When the original Blair Witch movie began its online promotion back in 1999, would-be audiences lost their minds. The first in what would soon unravel into a horror movie subset of found-footage films, the haphazardly assembled DV tape flick masquerading as documentary terrified viewers with its realness. In between shaky hand-held footage and indiscriminate bumps-in-the-night, any supernatural terror was kept off-screen, the fear of the paranoid and lost “filmmakers” the centerpiece of the now 17 year-old horror classic. Behind-the-scenes, the production of the ultimately fictitious ghost story had its own horrifying methods; made for under $25,000, the three actors were dropped in the woods and forced to improvise with minimal direction, each day given less and less food to mimic the dread of their characters. Their fear was raw and visceral. This is what the 2016 follow up sadly lacks.
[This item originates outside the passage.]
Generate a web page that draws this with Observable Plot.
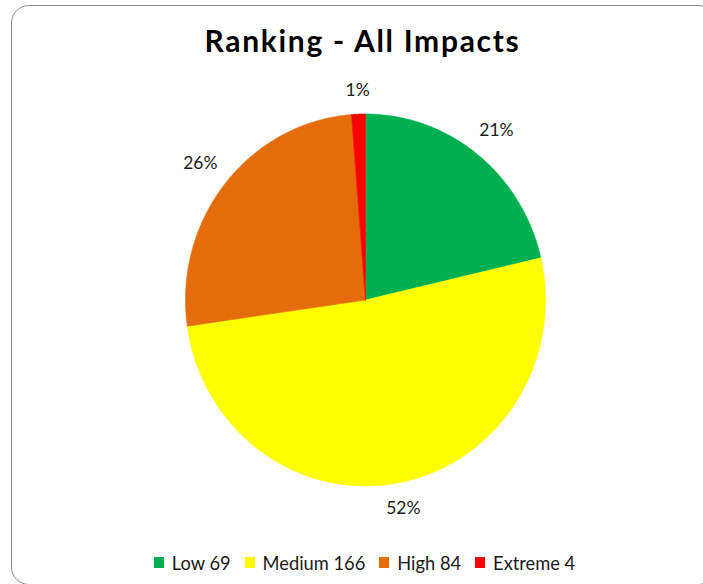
<!DOCTYPE html>
<html>
<head>
<meta charset="utf-8">
<script src="https://cdn.jsdelivr.net/npm/d3@7"></script>
<script src="https://cdn.jsdelivr.net/npm/@observablehq/plot@0.6"></script>
<style>
  html, body { margin: 0; padding: 0; background: #fff; overflow: hidden; }
  #wrap { position: relative; width: 703px; height: 584px; overflow: hidden; font-family: Lato, "Open Sans", sans-serif; }
  #frame { position: absolute; left: 11px; top: 5px; width: 705px; height: 580px; border: 1.6px solid #8a8a8a; border-radius: 18px; box-sizing: border-box; pointer-events: none; }
  #title { box-sizing: border-box; height: 70px; padding-top: 25px; font-size: 30px; line-height: 30px; font-weight: 700; color: #000; text-align: center; letter-spacing: 1.7px; padding-left: 22px; white-space: nowrap; }
  #chart svg { display: block; }
  #legend { box-sizing: border-box; padding-top: 6px; height: 49px; display: flex; justify-content: center; align-items: center; font-size: 18.3px; line-height: 20px; color: #1a1a1a; padding-left: 26px; }
  .item { display: flex; align-items: center; margin: 0 7px; white-space: nowrap; }
  .sw { width: 10px; height: 11px; margin-right: 8px; }
</style>
</head>
<body>
<div id="wrap">
  <div id="title">Ranking - All Impacts</div>
  <div id="chart"></div>
  <div id="legend"></div>
  <div id="frame"></div>
</div>
<script>
const categories = ["Low", "Medium", "High", "Extreme"];
const counts = [69, 166, 84, 4];
const percentLabels = ["21%", "52%", "26%", "1%"];
const colors = ["#00B050", "#FFFF00", "#E46C0A", "#FF0000"];

const rows = categories.map((c, i) => ({cat: c, count: counts[i], label: percentLabels[i]}));
const arcs = d3.pie().sort(null).value(d => d.count)(rows);

const Rx = 180, Ry = 186;
const pts = [];
for (const s of arcs) {
  const cat = s.data.cat;
  const n = Math.max(2, Math.ceil((s.endAngle - s.startAngle) / 0.005));
  pts.push({cat, x: 0, y: 0});
  for (let k = 0; k <= n; k++) {
    const a = s.startAngle + (s.endAngle - s.startAngle) * k / n;
    pts.push({cat, x: Math.sin(a), y: Math.cos(a)});
  }
  pts.push({cat, x: 0, y: 0});
}

const gap = 15;
const labels = arcs.map(s => {
  const a = (s.startAngle + s.endAngle) / 2;
  const sx = Math.sin(a), cy = Math.cos(a);
  const ext = Math.abs(sx) * s.data.label.length * 5 + Math.abs(cy) * 8;
  return {label: s.data.label, x: sx * (Rx + gap + ext) / Rx, y: cy * (Ry + gap + ext) / Ry};
});

const chart = Plot.plot({
  width: 703,
  height: 465,
  marginLeft: 185,
  marginRight: 158,
  marginTop: 43.5,
  marginBottom: 49.5,
  x: {domain: [-1, 1], axis: null},
  y: {domain: [-1, 1], axis: null},
  color: {domain: categories, range: colors},
  style: {fontFamily: "Lato, sans-serif", background: "transparent", overflow: "visible"},
  marks: [
    Plot.line(pts, {x: "x", y: "y", z: "cat", fill: "cat", stroke: "cat", strokeWidth: 0.6, curve: "linear"}),
    Plot.text(labels, {x: "x", y: "y", text: "label", fontSize: 17.5, fill: "#1a1a1a"})
  ]
});
document.getElementById("chart").appendChild(chart);

const legend = document.getElementById("legend");
categories.forEach((c, i) => {
  const item = document.createElement("div");
  item.className = "item";
  const sw = document.createElement("span");
  sw.className = "sw";
  sw.style.background = colors[i];
  const t = document.createElement("span");
  t.textContent = c + " " + counts[i];
  item.appendChild(sw);
  item.appendChild(t);
  legend.appendChild(item);
});
</script>
</body>
</html>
The new Blair Witch picks up several years after the events of the original film, and follows a crew of ambitious student filmmakers as they venture into the Black Hills to find the mysterious house where the previous group of young adults met their end (the film conveniently reveals that search teams were unable to locate the house). Why are they willingly stepping into danger? The crew includes James, the younger brother of original final girl Heather, who supposedly died in the basement of the Blair Witch’s lair two decades ago. Prompted by a YouTube video that allegedly shows his sister alive, emulating the many “real” paranormal found-footage videos that populate the website, he heads to Burkittsville with friends Peter Jones, Ashley Bennett, and budding documentarian Lisa Arlington. Armed with the latest in cinema-quality DSLR and drone cameras, all which come with confidence-boosting GPS, the gang meets up with the creepy couple who uploaded the online video, Talia and Lane, who awkwardly add themselves to the expedition.
Things already start to go haywire when Ashley mysteriously cuts her foot on a rock while crossing the same river as Heather and her gang, and later takes ill. Not long after the sun sets, the unsettling noises and thumps that plagued the original film crew torment this fresh batch of victims, and they wake up to the the now iconic stick figures hanging around their tents. For this first scare, they are lucky; when they find out Lane was behind the people-shaped sticks, they cast him and Talia out to fend for themselves. It is only when they come stumbling back to the remaining crew in the pitch blackness of a night that Lane claims has never ended, that they realize the couple is not behind the increasingly bizarre happenings in the woods.
The 2016 Blair Witch notably departs from the original in its apparent—and somewhat desperate—need to explain and show as much as it can about the eponymous monster, without breaking the found-footage mold. This time, we learn that the Witch is out for revenge, having been strung up on a tree with her limbs stretched out, an image later revealed at the film’s climax, and one that reeks of online horror mythology mimicry. Slenderman fans, rejoice. Death and capture of each member of the film crew is predictable and hilariously stereotypical, and the character’s rarely break from their archetypes and exposition to make them empathetic. The raw emotional breakdown of Heather saying goodbye to loved ones in a recorded message scene in the original is absent, replaced by loud and fleeting jump-scares. Although a death-by-falling-tree scene might be too funny to miss, it’s not long before we are unsurprisingly back in the labyrinth-like house, staring into the corners to avoid looking at the Blair Witch, who at this point has adopted the same M.O. as Harry Potter’s Basilisk.
What’s most disappointing about this edition of the Blair Witch is its inevitable falseness, a feeling that found-footage tries to avoid. The slick looking DSLR camera shots don’t hold up to the grittiness of a tape camcorder, and at no point do the actors screaming and crying on screen appear to be anything more than people hired to do so. Perhaps this has as much to do with the passage of time as it does with style and performance. Blair Witch (1999) appeared at the dawn of the internet age, when video wasn’t ubiquitous, and an endless log of “true-stories” couldn’t be re-watched, fact-checked, and ultimately debunked (conversely, this is why Unfriended, the Skype horror movie, is a successful premise, because it preys on immediacy and a culture of always being connected). The audience has no choice but to sneak a glimpse at the monster the 1999 version only hinted at, because that is the movie’s only shot at a genuine horror experience. Unfortunately, the result is a disappointing display of fakeness.